Now on the clock: Bethpage Black (with a May start)
Now that the 2018 PGA Championship is in the rearview, it’s time to look ahead… but only nine months.
With the 2018-2019 PGA Tour schedule getting a shake-up recently, the 2019 PGA Championship moves from August to May. That’s a change that’s A-OK with Bethpage State Park Director of Agronomy Andrew Wilson.
Wilson says he first heard murmurs of the schedule change about two years ago, with the PGA of America asking him about the weather and conditions of the course in the month of May. His response: May is better than August.
“With Poa greens, May is certainly a good alternative to August for us,” Wilson told Golfdom while he was visiting the 2018 PGA Championship at Bellerive. “This time of year, there’s more time for (the greens) to get beat up. In May, our biggest worry is winter damage.

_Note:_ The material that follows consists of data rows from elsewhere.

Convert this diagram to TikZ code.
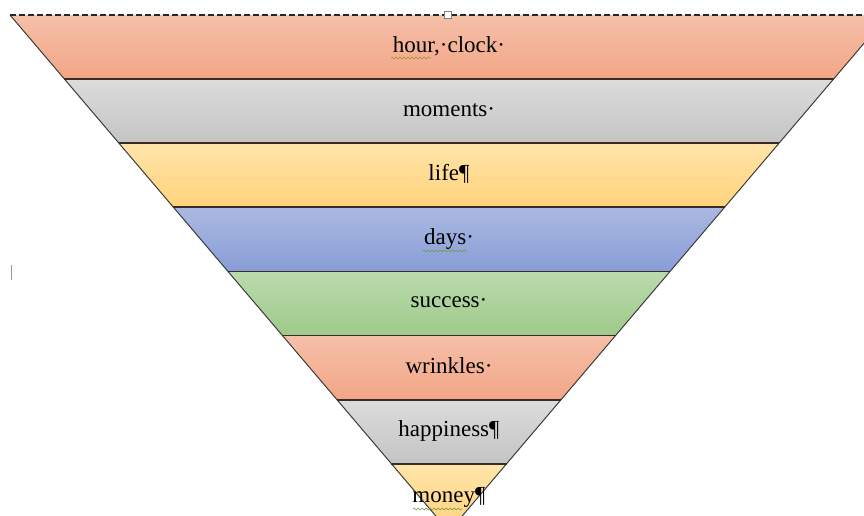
\documentclass[tikz,border=0pt]{standalone}
\usepackage{fontspec}
\setmainfont{Liberation Serif}
\usetikzlibrary{decorations.pathmorphing}
\definecolor{orT}{HTML}{F5C0A9}
\definecolor{orB}{HTML}{F3A586}
\definecolor{grT}{HTML}{DCDCDC}
\definecolor{grB}{HTML}{C4C4C4}
\definecolor{yeT}{HTML}{FFE4AA}
\definecolor{yeB}{HTML}{FFD37C}
\definecolor{blT}{HTML}{ABB9E2}
\definecolor{blB}{HTML}{889DD6}
\definecolor{gnT}{HTML}{BBDAAD}
\definecolor{gnB}{HTML}{9ECA8A}
\definecolor{sepline}{HTML}{3A2C24}
\definecolor{sideline}{HTML}{3C3C3C}
\definecolor{squig}{HTML}{6E9A3C}
\tikzset{
  label text/.style={font=\fontsize{23}{28}\selectfont, text=black, inner sep=0pt},
  sepstyle/.style={draw=sepline, line width=1.8pt},
  sidestyle/.style={draw=sideline, line width=1pt},
  squiggle/.style={draw=squig, line width=0.6pt, decorate, decoration={snake, amplitude=0.9pt, segment length=4pt}}
}
\begin{document}
\begin{tikzpicture}[x=1pt,y=-1pt]
\useasboundingbox (0,0) rectangle (864,515);
\begin{scope}
\clip (0,0) rectangle (864,515);
% bands
\foreach \i/\ct/\cb in {0/orT/orB,1/grT/grB,2/yeT/yeB,3/blT/blB,4/gnT/gnB,5/orT/orB,6/grT/grB} {
  \pgfmathsetmacro{\yt}{15+64.1*\i}
  \pgfmathsetmacro{\yb}{15+64.1*(\i+1)}
  \pgfmathsetmacro{\xlt}{10+0.85*(\yt-15)}
  \pgfmathsetmacro{\xrt}{888-0.85*(\yt-15)}
  \pgfmathsetmacro{\xlb}{10+0.85*(\yb-15)}
  \pgfmathsetmacro{\xrb}{888-0.85*(\yb-15)}
  \shade[top color=\ct, bottom color=\cb] (\xlt,\yt) -- (\xrt,\yt) -- (\xrb,\yb) -- (\xlb,\yb) -- cycle;
}
\pgfmathsetmacro{\ys}{15+64.1*7}
\pgfmathsetmacro{\xls}{10+0.85*(\ys-15)}
\pgfmathsetmacro{\xrs}{888-0.85*(\ys-15)}
\shade[top color=yeT, bottom color=yeB] (\xls,\ys) -- (\xrs,\ys) -- (449,531.5) -- cycle;
% sides
\coordinate (tl) at (10,15);
\coordinate (tr) at (888,15);
\coordinate (apex) at (449,531.5);
\draw[sidestyle] (tl) -- (apex) -- (tr);
% separators
\foreach \i in {1,...,7} {
  \pgfmathsetmacro{\yy}{15+64.1*\i}
  \pgfmathsetmacro{\xl}{10+0.85*(\yy-15)}
  \pgfmathsetmacro{\xr}{888-0.85*(\yy-15)}
  \draw[sepstyle] (\xl,\yy) -- (\xr,\yy);
}
% dashed selection line on top
\coordinate (dl) at (10,15);
\coordinate (dr) at (864,15);
\draw[black!85, line width=1.4pt, dash pattern=on 6pt off 3pt] (dl) -- (dr);
\draw[gray, fill=white, line width=0.6pt] (444,11) rectangle (451,18);
% small tick at the left
\draw[gray!80, line width=1pt] (11,265) -- (11,280);
\end{scope}
% labels
\node[label text] (t0) at (449,46) {hour,·clock·};
\node[label text] (t1) at (449,110) {moments·};
\node[label text] (t2) at (449,174) {life¶};
\node[label text] (t3) at (449,239) {days·};
\node[label text] (t4) at (449,302) {success·};
\node[label text] (t5) at (449,366) {wrinkles·};
\node[label text] (t6) at (449,431) {happiness¶};
\node[label text] (t7) at (449,497) {money¶};
% spell-check squiggles
\draw[squiggle, draw=squig!60!orange] (391,58) -- (431,58);
\draw[squiggle] (423,251) -- (467,251);
\draw[squiggle] (413,509) -- (462,509);
\end{tikzpicture}
\end{document}
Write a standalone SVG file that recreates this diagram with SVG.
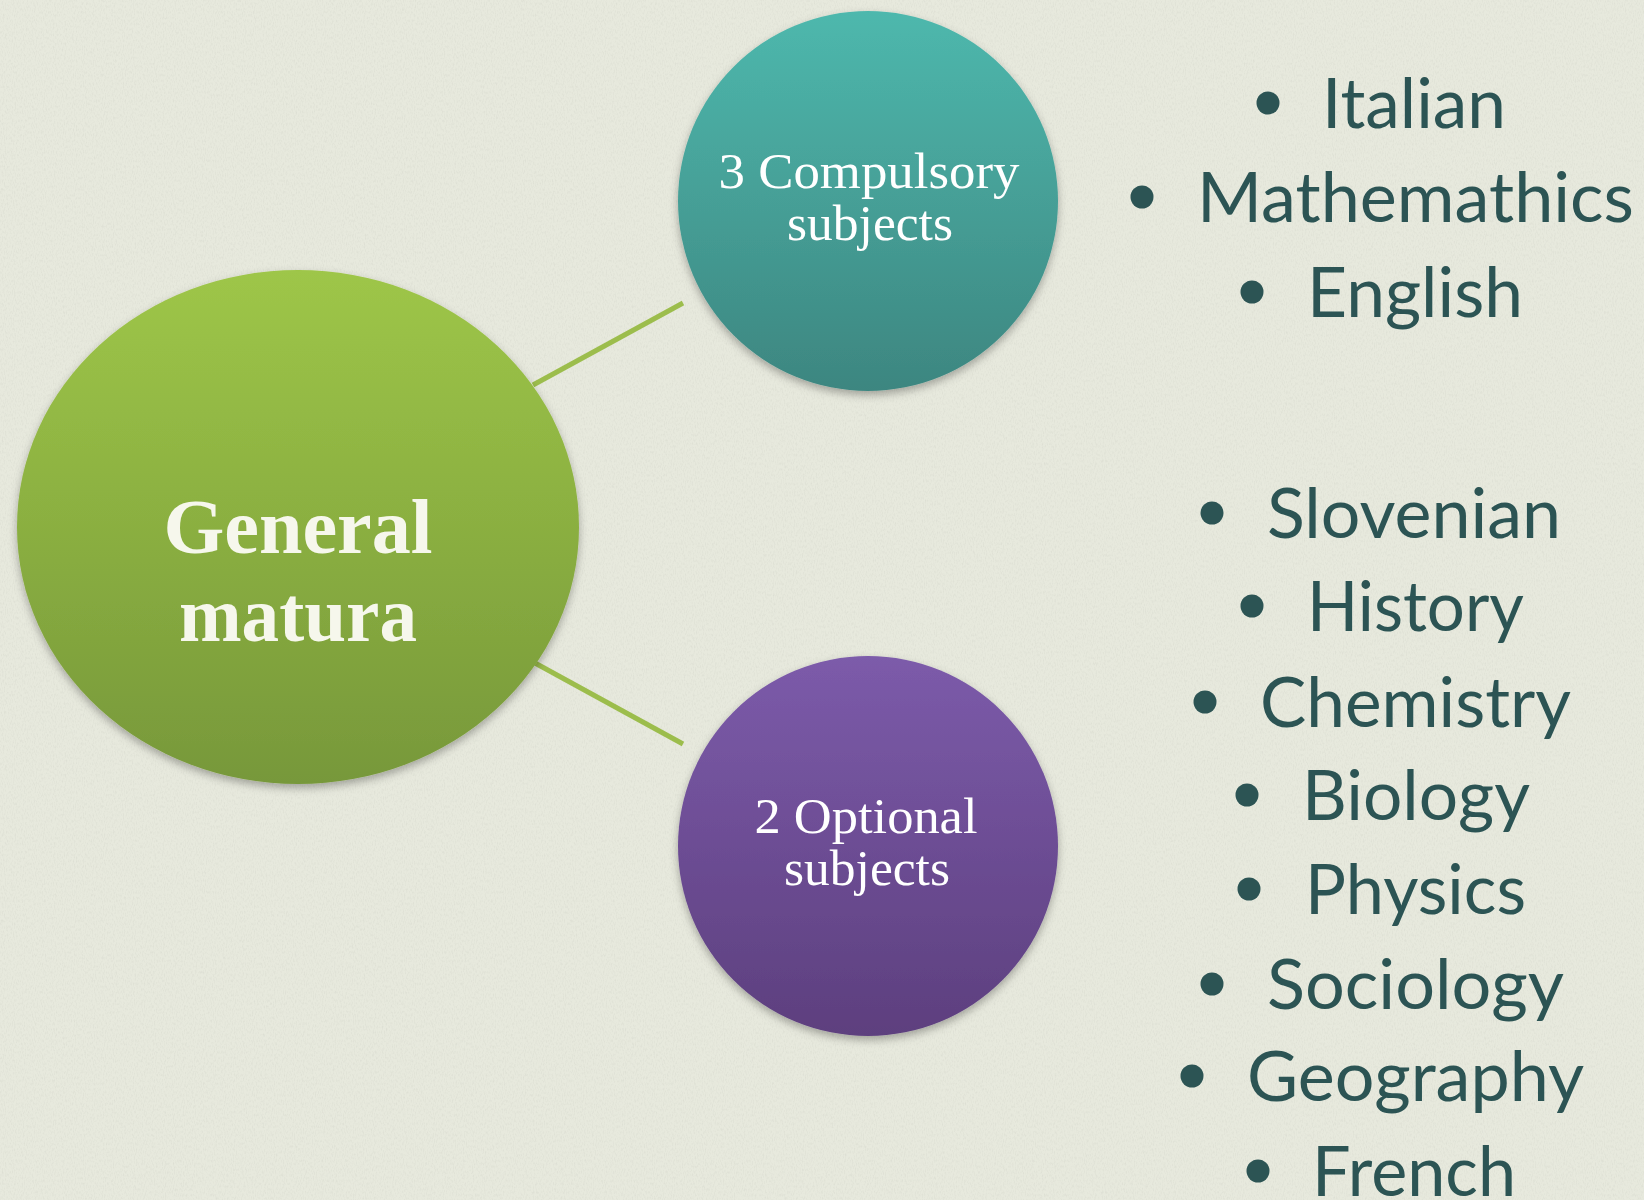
<svg xmlns="http://www.w3.org/2000/svg" width="1644" height="1200" viewBox="0 0 1644 1200">
<defs>
<linearGradient id="gGreen" x1="0" y1="0" x2="0" y2="1"><stop offset="0" stop-color="#9EC648"/><stop offset="1" stop-color="#77983A"/></linearGradient>
<linearGradient id="gTeal" x1="0" y1="0" x2="0" y2="1"><stop offset="0" stop-color="#4EB8AD"/><stop offset="1" stop-color="#3D8680"/></linearGradient>
<linearGradient id="gPurple" x1="0" y1="0" x2="0" y2="1"><stop offset="0" stop-color="#7C5BAA"/><stop offset="1" stop-color="#5D3F7E"/></linearGradient>
<filter id="shadow" x="-10%" y="-10%" width="120%" height="125%"><feDropShadow dx="0" dy="4" stdDeviation="4" flood-color="#000" flood-opacity="0.3"/></filter>
<filter id="tex" x="0" y="0" width="100%" height="100%"><feTurbulence type="fractalNoise" baseFrequency="0.9 0.35" numOctaves="2" seed="3"/><feColorMatrix type="matrix" values="0 0 0 0 0.55  0 0 0 0 0.56  0 0 0 0 0.5  0 0 0 -1.6 0.9"/></filter>
<style>
.bg{fill:#E7E9DD}
.conn{stroke:#9CBD4C;stroke-width:5;fill:none}
.serif{font-family:"Liberation Serif","Times New Roman",serif;text-anchor:middle}
.lbl{fill:#FFFFFF;font-size:50px}
.big{fill:#F6F7EC;font-size:78px;font-weight:bold}
.item{font-family:Lato,"Open Sans","Liberation Sans",sans-serif;font-size:70px;fill:#2C5454}
.dot{fill:#2C5454}
</style>
</defs>
<rect class="bg" x="0" y="0" width="1644" height="1200"/>
<rect x="0" y="0" width="1644" height="1200" filter="url(#tex)" opacity="0.35"/>
<g id="connectors">
<line class="conn" x1="533" y1="385" x2="683" y2="303"/>
<line class="conn" x1="535" y1="663" x2="683" y2="744"/>
</g>
<g id="node-general">
<ellipse cx="298" cy="527" rx="281" ry="257" fill="url(#gGreen)" filter="url(#shadow)"/>
<text class="serif big" x="298" y="553" textLength="269" lengthAdjust="spacingAndGlyphs">General</text>
<text class="serif big" x="298" y="641" textLength="238" lengthAdjust="spacingAndGlyphs">matura</text>
</g>
<g id="node-compulsory">
<circle cx="868" cy="201" r="190" fill="url(#gTeal)" filter="url(#shadow)"/>
<text class="serif lbl" x="869" y="188" textLength="301" lengthAdjust="spacingAndGlyphs">3 Compulsory</text>
<text class="serif lbl" x="870" y="240" textLength="166" lengthAdjust="spacingAndGlyphs">subjects</text>
</g>
<g id="node-optional">
<circle cx="868" cy="846" r="190" fill="url(#gPurple)" filter="url(#shadow)"/>
<text class="serif lbl" x="866" y="833" textLength="223" lengthAdjust="spacingAndGlyphs">2 Optional</text>
<text class="serif lbl" x="867" y="885" textLength="166" lengthAdjust="spacingAndGlyphs">subjects</text>
</g>
<g id="list-compulsory">
<circle class="dot" cx="1268" cy="103" r="11.5"/><text class="item" x="1322" y="128" textLength="184" lengthAdjust="spacingAndGlyphs">Italian</text>
<circle class="dot" cx="1142" cy="197" r="11.5"/><text class="item" x="1197" y="222" textLength="437" lengthAdjust="spacingAndGlyphs">Mathemathics</text>
<circle class="dot" cx="1252" cy="292" r="11.5"/><text class="item" x="1307" y="317" textLength="216" lengthAdjust="spacingAndGlyphs">English</text>
</g>
<g id="list-optional">
<circle class="dot" cx="1212" cy="513" r="11.5"/><text class="item" x="1267" y="538" textLength="294" lengthAdjust="spacingAndGlyphs">Slovenian</text>
<circle class="dot" cx="1252" cy="606" r="11.5"/><text class="item" x="1307" y="631" textLength="217" lengthAdjust="spacingAndGlyphs">History</text>
<circle class="dot" cx="1205" cy="702" r="11.5"/><text class="item" x="1260" y="727" textLength="311" lengthAdjust="spacingAndGlyphs">Chemistry</text>
<circle class="dot" cx="1247" cy="795" r="11.5"/><text class="item" x="1302" y="820" textLength="228" lengthAdjust="spacingAndGlyphs">Biology</text>
<circle class="dot" cx="1249" cy="889" r="11.5"/><text class="item" x="1305" y="914" textLength="221" lengthAdjust="spacingAndGlyphs">Physics</text>
<circle class="dot" cx="1212" cy="984" r="11.5"/><text class="item" x="1267" y="1009" textLength="297" lengthAdjust="spacingAndGlyphs">Sociology</text>
<circle class="dot" cx="1192" cy="1076" r="11.5"/><text class="item" x="1247" y="1101" textLength="337" lengthAdjust="spacingAndGlyphs">Geography</text>
<circle class="dot" cx="1258" cy="1171" r="11.5"/><text class="item" x="1312" y="1196" textLength="204" lengthAdjust="spacingAndGlyphs">French</text>
</g>
</svg>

After that, all the short grass should be pretty good if we can escape with a decent winter or a mild winter.”
Wilson visited Carlos Arraya, CGCS at Bellerive, and his crew to get an idea of what it will be like to work with the PGA of America next year.
“The PGA of America, the PGA Tour, the USGA… we’re hitting the trifecta now, so it was important to me to see how the interaction (with the PGA of America) is,” Wilson says. “I wanted to see the interaction between Carlos and (PGA of America Chief Championships Officer) Kerry Haigh… and his staff and see how that’s different from tournaments in years past that we’ve hosted.”
Wilson says Bethpage has been getting off easy during summers for a couple seasons, but this year they’re in the midst of a difficult summer.
“It’s been more of a summer this year than the past two years where we sort of cruised through. Last summer, if you couldn’t grow grass, you should look for a different job. This summer has been different, we’ve had some good stretches of heat. We’ve had two defined heat waves so far this year,” Wilson says. “We just had the New York State Open and the pros were telling us that the greens on the Black Course are the best they’ve ever seen in 20-plus years… we’re looking really good. Mike Hadley, the super on the Black Course, is doing a fantastic job… we’re really happy with where we are now.”
Bethpage Black, which hosted the 2002 and 2009 U.S. Opens, will also host the 2024 Ryder Cup. For the 2019 PGA Championship, golfers will see slight changes to No. 18, but otherwise a similar course to what they’ve seen in the past.
“We did a big renovation on 18 where we added two bunkers and we recontoured the fairway a little bit,” Wilson says. “For now we might sod some areas from wear, but nothing wholesale — that might be too obvious — because next spring, we don’t have a ton of time to get going, we hit the ground running. But we’re certainly excited for a May tournament.”